I agree 100% on the suggestion.  Attached pic is start of a built in stereo cabinet I made using same basic idea. I built my own cabinet and shelves but you can buy a base to work from, not too expensive and should look great when trimmed out and painted.  Take some measurements and head to home supply or a cabinet supply house. Ask for some help with ideas and let us know what happens. Buy unfinished  and paint yourself to save. Most my cabinet was built from scraps from when we had floor put down. Just had to build some deep shelves from 1 x 12 glued together and bought nice trim. Done for less than fifty dollars.


----------



## thomask (Jan 18, 2012)

Here is pic of finished cabinet.

Hey do-er,

May I say, you have good taste in trim I see there...

Wife wants a glass door cabinet now over the wet bar, any suggestions?


----------



## do-er (Jan 19, 2012)

thomask said:


> ...
> 
> May I say, you have good taste in trim I see there...
> 
> Wife wants a glass door cabinet now over the wet bar, any suggestions?
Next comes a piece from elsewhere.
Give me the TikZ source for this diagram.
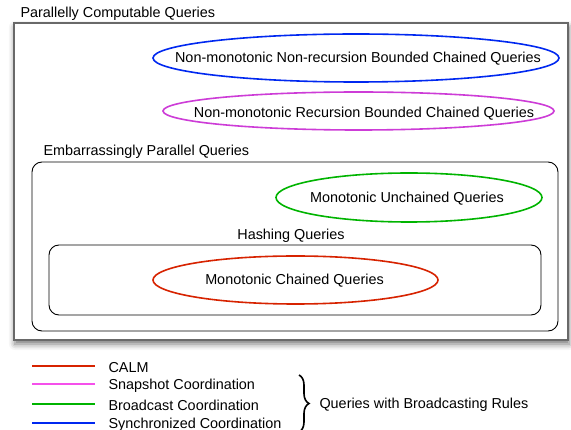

Thanks, trying my best to put the right the pieces together.

If it comes to the wet bar cabinet there might be a million different ways to make it "jaw dropping" and definitely the "moldings" can give it a thousand different faces.

Here is one I've done recently out of few cabinet grade plywoods.
You could easily attach door to it and done, use pre-made doors (find them first and try to incorporate in the project). Some non-glass unfinished doors that you can find in home improvement stores have separate panel attached to frame of the door which is very easy to replace with piece of glass, try using a good quality plexi glass sheets, they look very natural, much cheaper then ordering custom cut glass and you can cut them down yourself to desired measurements.


----------



## thomask (Jan 20, 2012)

Now that's a nice WET BAR cabinet there do-er.

Nice work using moldings to really dress her up.

My cabinet will need to be a little less detailed.

Any more pics?


----------